[Source code of charts]
* START *

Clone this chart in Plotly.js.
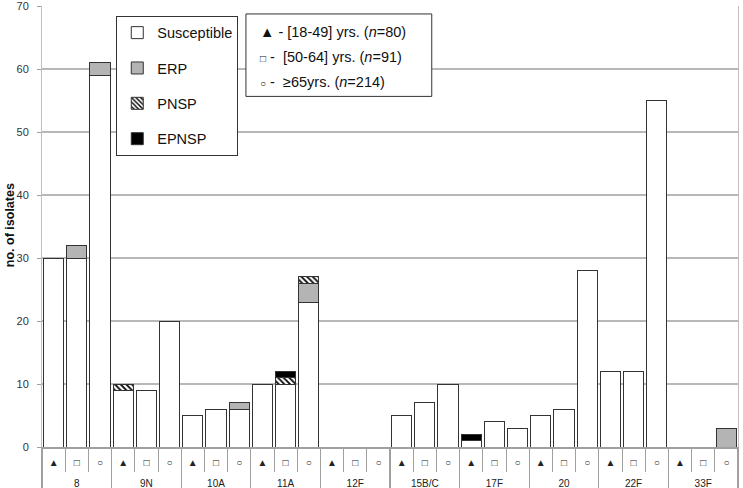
<!DOCTYPE html>
<html>
<head>
<meta charset="utf-8">
<script src="https://cdn.plot.ly/plotly-3.0.1.min.js"></script>
<style>
  html, body { margin: 0; padding: 0; background: #fff; }
  #chart { width: 743px; height: 488px; }
</style>
</head>
<body>
<div id="chart"></div>
<script>
// serotypes and age groups (x axis)
const serotypes = ['8', '9N', '10A', '11A', '12F', '15B/C', '17F', '20', '22F', '33F'];
const ageGroups = ['▲', '□', '○'];

// counts per serotype, age groups in order ▲ □ ○
const susceptible = [30, 30, 59,  9, 9, 20,  5, 6, 6,  10, 10, 23,  0, 0, 0,  5, 7, 10,  1, 4, 3,  5, 6, 28,  12, 12, 55,  0, 0, 0];
const erp         = [ 0,  2,  2,  0, 0,  0,  0, 0, 1,   0,  0,  3,  0, 0, 0,  0, 0,  0,  0, 0, 0,  0, 0,  0,   0,  0,  0,  0, 0, 3];
const pnsp        = [ 0,  0,  0,  1, 0,  0,  0, 0, 0,   0,  1,  1,  0, 0, 0,  0, 0,  0,  0, 0, 0,  0, 0,  0,   0,  0,  0,  0, 0, 0];
const epnsp       = [ 0,  0,  0,  0, 0,  0,  0, 0, 0,   0,  1,  0,  0, 0, 0,  0, 0,  0,  1, 0, 0,  0, 0,  0,   0,  0,  0,  0, 0, 0];

const ageLegend = [
    '▲ - [18-49] yrs. (<i>n</i>=80)',
    '<span style="font-size:10px">□</span> -  [50-64] yrs. (<i>n</i>=91)',
    '<span style="font-size:10px">○</span> -  ≥65yrs. (<i>n</i>=214)'
];

// multicategory x: [serotype, age group]; the <br> drops the serotype row lower
const xGroup = [];
const xAge = [];
serotypes.forEach(s => {
    ageGroups.forEach(a => {
        xGroup.push('<br>' + s);
        xAge.push(a);
    });
});

function makeBar(name, values, fill, pattern) {
    const marker = { color: fill, line: { color: '#333', width: 1 } };
    if (pattern) marker.pattern = pattern;
    return {
        type: 'bar',
        name: name,
        legendgroup: name,
        x: [xGroup, xAge],
        y: values.map(v => v || null),
        marker: marker,
        hoverinfo: 'none'
    };
}

const data = [
    makeBar('Susceptible', susceptible, '#ffffff'),
    makeBar('ERP', erp, '#b4b4b4'),
    makeBar('PNSP', pnsp, '#ffffff', { shape: '\\', fgcolor: '#000', bgcolor: '#fff', size: 4, solidity: 0.45 }),
    makeBar('EPNSP', epnsp, '#000000')
];

const annotations = ageLegend.map((t, i) => ({
    xref: 'paper', yref: 'paper',
    x: 0.31, y: 0.941 - i * 0.057,
    xanchor: 'left', yanchor: 'middle',
    text: t,
    showarrow: false,
    font: { family: 'Liberation Sans, Arial', size: 14.5, color: '#111' }
}));

// y axis title
annotations.push({
    xref: 'paper', yref: 'paper',
    x: -0.046, y: 0.503,
    xanchor: 'center', yanchor: 'middle',
    textangle: -90,
    text: '<b>no. of isolates</b>',
    showarrow: false,
    font: { family: 'Liberation Sans, Arial', size: 12.5, color: '#111' }
});

const layout = {
    width: 743,
    height: 488,
    margin: { l: 42, r: 5, t: 6, b: 41 },
    paper_bgcolor: '#fff',
    plot_bgcolor: '#fff',
    barmode: 'stack',
    bargap: 0.13,
    font: { family: 'Liberation Sans, Arial', color: '#222' },
    xaxis: {
        type: 'multicategory',
        showgrid: false,
        showline: true,
        linecolor: '#a0a0a0',
        linewidth: 1.5,
        ticks: 'outside',
        tickson: 'boundaries',
        ticklen: 23,
        tickcolor: '#a0a0a0',
        tickwidth: 1,
        tickfont: { size: 10, color: '#222' },
        ticklabelstandoff: 5,
        showdividers: true,
        dividercolor: '#a0a0a0',
        dividerwidth: 1.2,
        fixedrange: true
    },
    yaxis: {
        range: [0, 70],
        dtick: 10,
        showgrid: true,
        gridcolor: '#b8b8b8',
        gridwidth: 1.5,
        zeroline: false,
        showline: true,
        mirror: true,
        linecolor: '#c0c0c0',
        linewidth: 1,
        ticks: 'outside',
        ticklen: 4,
        tickcolor: '#a0a0a0',
        tickfont: { size: 11, color: '#333' },
        ticklabelstandoff: 6,
        ticklabeloverflow: 'allow',
        fixedrange: true
    },
    showlegend: true,
    legend: {
        x: 0.282, xanchor: 'right',
        y: 0.978, yanchor: 'top',
        bgcolor: '#fff',
        bordercolor: '#333',
        borderwidth: 1,
        traceorder: 'grouped',
        tracegroupgap: 13.5,
        itemwidth: 30,
        font: { size: 14.5, color: '#111' }
    },
    shapes: [{
        type: 'rect',
        xref: 'paper', yref: 'paper',
        x0: 0.293, x1: 0.560,
        y0: 0.795, y1: 0.982,
        line: { color: '#333', width: 1 },
        fillcolor: '#fff',
        layer: 'above'
    }],
    annotations: annotations
};

Plotly.newPlot('chart', data, layout, { displayModeBar: false, staticPlot: true });
</script>
</body>
</html>
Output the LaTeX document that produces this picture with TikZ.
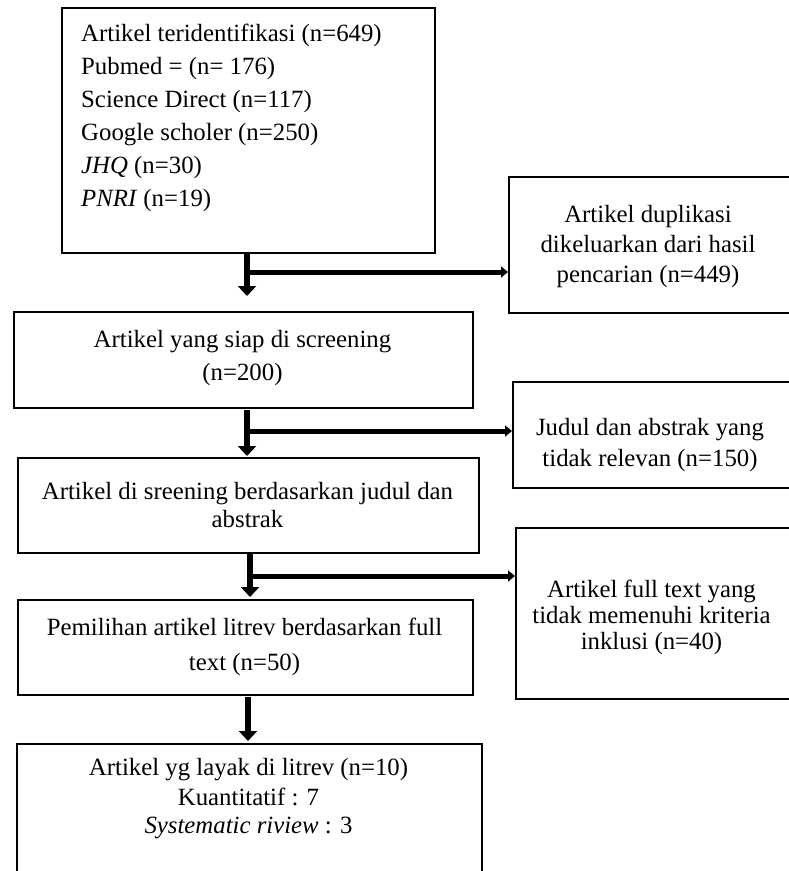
\documentclass[tikz,border=0pt]{standalone}
\usepackage{fontspec}
\setmainfont{Liberation Serif}
\usetikzlibrary{arrows.meta}
\begin{document}
\begin{tikzpicture}[x=1pt,y=-1pt,
  box/.style={draw, line width=1.5pt, rectangle, inner sep=0pt, anchor=north west},
  txt/.style={anchor=base, inner sep=0pt, font=\fontsize{24.8}{30}\selectfont},
  ltxt/.style={anchor=base west, inner sep=0pt, font=\fontsize{24.8}{30}\selectfont},
  flow/.style={line width=6pt, -{Triangle[width=18pt,length=10pt]}},
  side/.style={line width=5pt, -{Triangle[width=11pt,length=7pt]}}]
\useasboundingbox (0,0) rectangle (789,871);

% boxes
\node[box, minimum width=373pt, minimum height=245pt] (b1) at (61,7) {};
\node[box, minimum width=281pt, minimum height=136pt] (dup) at (508,176) {};
\node[box, minimum width=459pt, minimum height=96pt] (b2) at (13,311) {};
\node[box, minimum width=277pt, minimum height=106pt] (jud) at (512,381) {};
\node[box, minimum width=461pt, minimum height=95pt] (b3) at (17,457) {};
\node[box, minimum width=274pt, minimum height=171pt] (ink) at (515,527) {};
\node[box, minimum width=455pt, minimum height=95pt] (b4) at (17,599) {};
\node[box, minimum width=465pt, minimum height=160pt] (b5) at (16,743) {};

% texts
\node[ltxt] (t1a) at (81,41) {Artikel teridentifikasi (n=649)};
\node[ltxt] (t1b) at (81,74) {Pubmed = (n= 176)};
\node[ltxt] (t1c) at (81,107) {Science Direct (n=117)};
\node[ltxt] (t1d) at (81,140) {Google scholer (n=250)};
\node[ltxt] (t1e) at (81,173) {\textit{JHQ} (n=30)};
\node[ltxt] (t1f) at (81,206) {\textit{PNRI} (n=19)};

\node[txt] (tda) at (648,222) {Artikel duplikasi};
\node[txt] (tdb) at (648,252) {dikeluarkan dari hasil};
\node[txt] (tdc) at (648,282) {pencarian (n=449)};

\node[txt] (t2a) at (242.5,347) {Artikel yang siap di screening};
\node[txt] (t2b) at (242.5,380) {(n=200)};

\node[txt] (tja) at (650,435) {Judul dan abstrak yang};
\node[txt] (tjb) at (650,466) {tidak relevan (n=150)};

\node[txt] (t3a) at (247.5,499) {Artikel di sreening berdasarkan judul dan};
\node[txt] (t3b) at (247.5,527) {abstrak};

\node[txt] (tka) at (651.5,597) {Artikel full text yang};
\node[txt] (tkb) at (651.5,623) {tidak memenuhi kriteria};
\node[txt] (tkc) at (651.5,649) {inklusi (n=40)};

\node[txt] (t4a) at (244.5,635) {Pemilihan artikel litrev berdasarkan full};
\node[txt] (t4b) at (244.5,670) {text (n=50)};

\node[txt] (t5a) at (248.5,775) {Artikel yg layak di litrev (n=10)};
\node[txt] (t5b) at (248.5,805) {Kuantitatif : 7};
\node[txt] (t5c) at (248.5,833) {\textit{Systematic riview} : 3};

% connectors
\coordinate (s1) at (247,252);
\coordinate (e1) at (247,296);
\coordinate (j1) at (247,272);
\draw[flow] (s1) -- (e1);
\draw[side] (j1) -- (j1 -| dup.west);

\coordinate (s2) at (247,410);
\coordinate (e2) at (247,456);
\coordinate (j2) at (247,431);
\draw[flow] (s2) -- (e2);
\draw[side] (j2) -- (j2 -| jud.west);

\coordinate (s3) at (250,553);
\coordinate (e3) at (250,597);
\coordinate (j3) at (250,576);
\draw[flow] (s3) -- (e3);
\draw[side] (j3) -- (j3 -| ink.west);

\coordinate (s4) at (248,697);
\coordinate (e4) at (248,741);
\draw[flow] (s4) -- (e4);
\end{tikzpicture}
\end{document}
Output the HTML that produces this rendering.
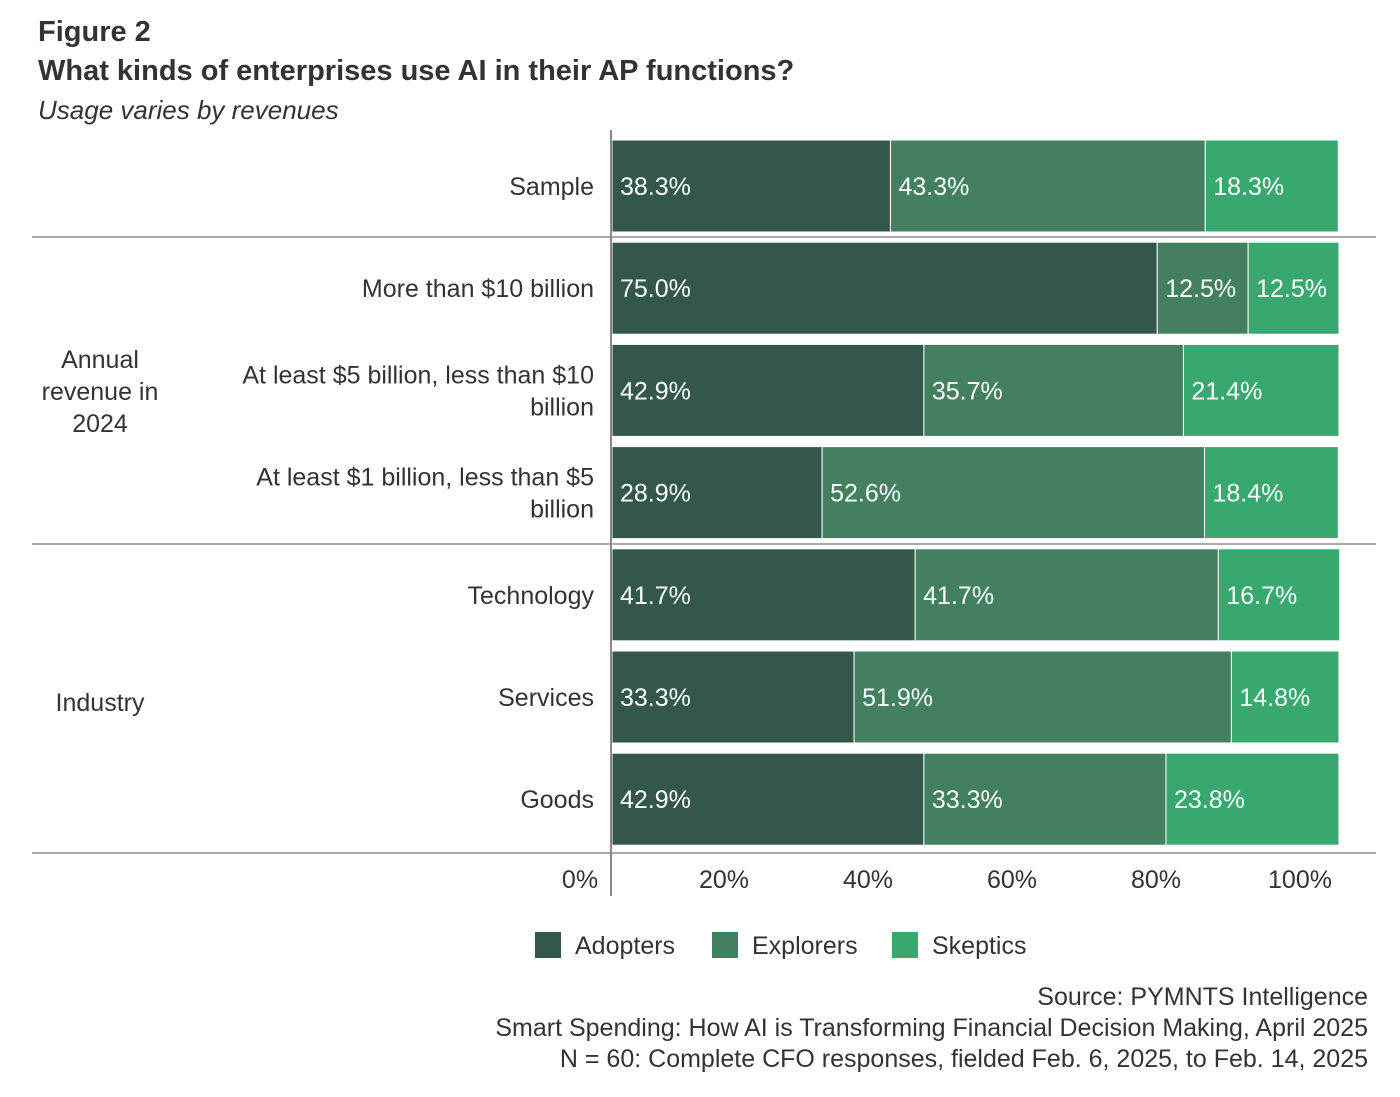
<!DOCTYPE html>
<html><head><meta charset="utf-8"><style>
body{margin:0;background:#fff;width:1400px;height:1097px;overflow:hidden;font-family:"Liberation Sans",sans-serif;color:#333}
.t{position:absolute;white-space:nowrap}
</style></head><body>
<div class="t" style="left:38px;top:16px;font-size:29px;font-weight:bold;color:#333">Figure 2</div>
<div class="t" style="left:38px;top:55px;font-size:29px;font-weight:bold;color:#333">What kinds of enterprises use AI in their AP functions?</div>
<div class="t" style="left:38px;top:95px;font-size:26px;font-style:italic;color:#333">Usage varies by revenues</div>
<svg id="chart" width="1400" height="1097" style="position:absolute;left:0;top:0"></svg>
<div class="t" style="right:32px;top:982px;font-size:25px;text-align:right;line-height:31px">Source: PYMNTS Intelligence<br>Smart Spending: How AI is Transforming Financial Decision Making, April 2025<br>N = 60: Complete CFO responses, fielded Feb. 6, 2025, to Feb. 14, 2025</div>
<script>
const categories=["Sample","More than $10 billion","At least $5 billion, less than $10|billion","At least $1 billion, less than $5|billion","Technology","Services","Goods"];
const adopters=[38.3,75.0,42.9,28.9,41.7,33.3,42.9];
const explorers=[43.3,12.5,35.7,52.6,41.7,51.9,33.3];
const skeptics=[18.3,12.5,21.4,18.4,16.7,14.8,23.8];
const seriesNames=["Adopters","Explorers","Skeptics"];
const colors=["#33574a","#42805f","#38a86e"];
const ticks=[0,20,40,60,80,100];
const NS="http://www.w3.org/2000/svg";
const svg=document.getElementById('chart');
const x0=612,x1=1339;
const xs=v=>x0+(x1-x0)*v/100;
const yTop=i=>140+i*102.2;
const bh=92;
function mk(tag,attrs,txt){const e=document.createElementNS(NS,tag);for(const k in attrs)e.setAttribute(k,attrs[k]);if(txt!=null)e.textContent=txt;svg.appendChild(e);return e;}
const series=[adopters,explorers,skeptics];
categories.forEach((c,i)=>{
  let acc=0;const y=yTop(i);
  series.forEach((s,j)=>{
    const r=mk('rect',{x:xs(acc),y:y,width:xs(acc+s[i])-xs(acc),height:bh,fill:colors[j],stroke:'#fff','stroke-width':1});
    
    
    const t=mk('text',{x:xs(acc)+8,y:y+bh/2+9,fill:'#fff','font-size':25,'font-family':'Liberation Sans'},s[i].toFixed(1)+'%');
    
    
    acc+=s[i];
  });
  const parts=c.split('|');
  parts.forEach((p,k)=>{
    const cy=y+bh/2+9+(k-(parts.length-1)/2)*32;
    const t=mk('text',{x:594,y:cy,'text-anchor':'end',fill:'#333','font-size':25,'font-family':'Liberation Sans'},p);
    
    
  });
});
[237,544,853].forEach(y=>{const l=mk('line',{x1:32,x2:1376,y1:y,y2:y,stroke:'#aaa','stroke-width':2});

});
const ax=mk('line',{x1:611,x2:611,y1:130,y2:896,stroke:'#888','stroke-width':2});


ticks.forEach(v=>{const t=mk('text',{x:580+v*7.2,y:888,'text-anchor':'middle',fill:'#333','font-size':25,'font-family':'Liberation Sans'},v+'%');

});
[["Annual",368],["revenue in",400],["2024",432]].forEach(([s,y])=>{const t=mk('text',{x:100,y:y,'text-anchor':'middle',fill:'#333','font-size':25,'font-family':'Liberation Sans'},s);

});
const g=mk('text',{x:100,y:711,'text-anchor':'middle',fill:'#333','font-size':25,'font-family':'Liberation Sans'},'Industry');


const lx=[535,712,892];
seriesNames.forEach((n,j)=>{
  const r=mk('rect',{x:lx[j],y:932,width:26,height:26,fill:colors[j]});
  
  
  const t=mk('text',{x:lx[j]+40,y:954,fill:'#333','font-size':25,'font-family':'Liberation Sans'},n);
  
  
});
</script>
</body></html>
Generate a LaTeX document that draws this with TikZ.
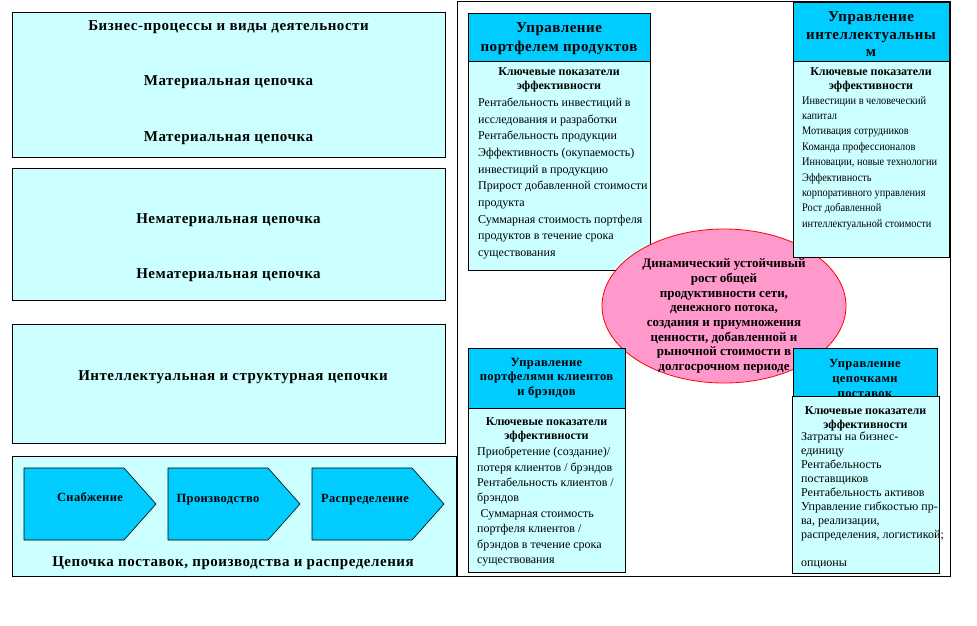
\documentclass[tikz,border=0pt]{standalone}
\usepackage{fontspec}
\setmainfont{Liberation Serif}
\newfontfamily\condfont[FakeStretch=0.9]{Liberation Serif}
\newfontfamily\spacedfont[LetterSpace=3.5]{Liberation Serif}
\newfontfamily\lspacedfont[LetterSpace=3]{Liberation Serif}
\usetikzlibrary{shapes.geometric}
\definecolor{lcyan}{HTML}{CCFFFF}
\definecolor{hcyan}{HTML}{00CCFF}
\definecolor{epink}{HTML}{FF99CC}
\definecolor{ered}{HTML}{FF0000}
\begin{document}
\begin{tikzpicture}[x=1pt,y=-1pt,
  panel/.style={draw=black, fill=lcyan, line width=0.8pt, inner sep=0pt},
  hdr/.style={draw=black, fill=hcyan, line width=0.8pt, inner sep=0pt},
  chev/.style={draw=black, fill=hcyan, line width=0.6pt},
  ptext/.style={font=\spacedfont\fontsize{15}{18}\bfseries\selectfont, inner sep=0pt},
  htext/.style={font=\spacedfont\fontsize{15}{#1}\bfseries\selectfont, inner sep=0pt, align=center},
  stext/.style={font=\spacedfont\fontsize{12.5}{#1}\bfseries\selectfont, inner sep=0pt, align=center},
  ktext/.style={font=\fontsize{12}{14}\bfseries\selectfont, inner sep=0pt, align=center},
  btext/.style={font=\fontsize{12}{#1}\selectfont, inner sep=0pt, align=left, anchor=west},
  ctext/.style={font=\lspacedfont\fontsize{12.5}{14}\bfseries\selectfont, inner sep=0pt},
  etext/.style={font=\fontsize{13}{14.7}\bfseries\selectfont, inner sep=0pt, align=center}]
\useasboundingbox (0,0) rectangle (977,625);
% right frame
\node[draw=black, line width=0.8pt, fill=white, inner sep=0pt, minimum width=493pt, minimum height=575pt] (frame) at (703.5,288.5) {};
% left panels
\node[panel, minimum width=433pt, minimum height=145pt] (p1) at (228.5,84.5) {};
\node[panel, minimum width=433pt, minimum height=132pt] (p2) at (228.5,234) {};
\node[panel, minimum width=433pt, minimum height=119pt] (p3) at (228.5,383.5) {};
\node[panel, minimum width=444pt, minimum height=120pt] (p4) at (234,516) {};
\node[ptext] (t1) at (228.5,27.5) {Бизнес-процессы и виды деятельности};
\node[ptext] (t2) at (228.5,82.5) {Материальная цепочка};
\node[ptext] (t3) at (228.5,138.5) {Материальная цепочка};
\node[ptext] (t4) at (228.5,220.5) {Нематериальная цепочка};
\node[ptext] (t5) at (228.5,275.5) {Нематериальная цепочка};
\node[ptext] (t6) at (233,377) {Интеллектуальная и структурная цепочки};
\node[ptext] (t7) at (233,563) {Цепочка поставок, производства и распределения};
% chevrons
\draw[chev] (24,468) -- (124,468) -- (156,504) -- (124,540) -- (24,540) -- cycle;
\draw[chev] (168,468) -- (268,468) -- (300,504) -- (268,540) -- (168,540) -- cycle;
\draw[chev] (312,468) -- (412,468) -- (444,504) -- (412,540) -- (312,540) -- cycle;
\node[ctext] (c1) at (90,497) {Снабжение};
\node[ctext] (c2) at (218,500) {Производство};
\node[ctext] (c3) at (365,500) {Распределение};
% box 1: products
\node[panel, minimum width=182pt, minimum height=209pt] (b1) at (559,165.5) {};
\node[hdr, minimum width=182pt, minimum height=48pt] (h1) at (559,37) {};
\node[htext=19] (h1t) at (559,38.5) {Управление\\портфелем продуктов};
\node[ktext] (k1) at (559,79.5) {Ключевые показатели\\эффективности};
\node[btext=16.7] (l1) at (478,178.5) {Рентабельность инвестиций в\\исследования и разработки\\Рентабельность продукции\\Эффективность (окупаемость)\\инвестиций в продукцию\\Прирост добавленной стоимости\\продукта\\Суммарная стоимость портфеля\\продуктов в течение срока\\существования};
% ellipse
\node[ellipse, draw=ered, line width=0.8pt, fill=epink, minimum width=244pt, minimum height=154pt, inner sep=0pt] (el) at (724,306) {};
\node[etext] (elt) at (724,316) {Динамический устойчивый\\рост общей\\продуктивности сети,\\денежного потока,\\создания и приумножения\\ценности, добавленной и\\рыночной стоимости в\\долгосрочном периоде};
% box 2: intellectual
\node[panel, minimum width=156pt, minimum height=196pt] (b2) at (871,159) {};
\node[hdr, minimum width=156pt, minimum height=59pt] (h2) at (871,31.5) {};
\node[htext=17.5] (h2t) at (871,34.3) {Управление\\интеллектуальны\\м};
\node[ktext] (k2) at (871,79.5) {Ключевые показатели\\эффективности};
\node[btext=15.4, font=\condfont\fontsize{11.5}{15.4}\selectfont] (l2) at (802,163) {Инвестиции в человеческий\\капитал\\Мотивация сотрудников\\Команда профессионалов\\Инновации, новые технологии\\Эффективность\\корпоративного управления\\Рост добавленной\\интеллектуальной стоимости};
% box 3: clients
\node[panel, minimum width=157pt, minimum height=164pt] (b3) at (546.5,490) {};
\node[hdr, minimum width=157pt, minimum height=60pt] (h3) at (546.5,378) {};
\node[stext=14.5] (h3t) at (546.5,378) {Управление\\портфелями клиентов\\и брэндов};
\node[ktext] (k3) at (546.5,430) {Ключевые показатели\\эффективности};
\node[btext=15.4] (l3) at (477,506.5) {Приобретение (создание)/\\потеря клиентов / брэндов\\Рентабельность клиентов /\\брэндов\\\hspace*{3.5pt}Суммарная стоимость\\портфеля клиентов /\\брэндов в течение срока\\существования};
% box 4: supply chains
\node[hdr, minimum width=144pt, minimum height=57pt] (h4) at (865,376.5) {};
\node[stext=15] (h4t) at (865,378.5) {Управление\\цепочками\\поставок};
\node[panel, minimum width=147pt, minimum height=177pt] (b4) at (865.5,484.5) {};
\node[ktext] (k4) at (865.5,418.5) {Ключевые показатели\\эффективности};
\node[btext=14] (l4) at (801,500.5) {Затраты на бизнес-\\единицу\\Рентабельность\\поставщиков\\Рентабельность активов\\Управление гибкостью пр-\\ва, реализации,\\распределения, логистикой;\\[14pt]опционы};
\end{tikzpicture}
\end{document}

* END *

## TASK DIRECTIONS
List the lines that contain the word "LaTeX".

## ANSWER TO THE PROBLEM
Output the LaTeX document that produces this picture with TikZ.
Generate a LaTeX document that draws this with TikZ.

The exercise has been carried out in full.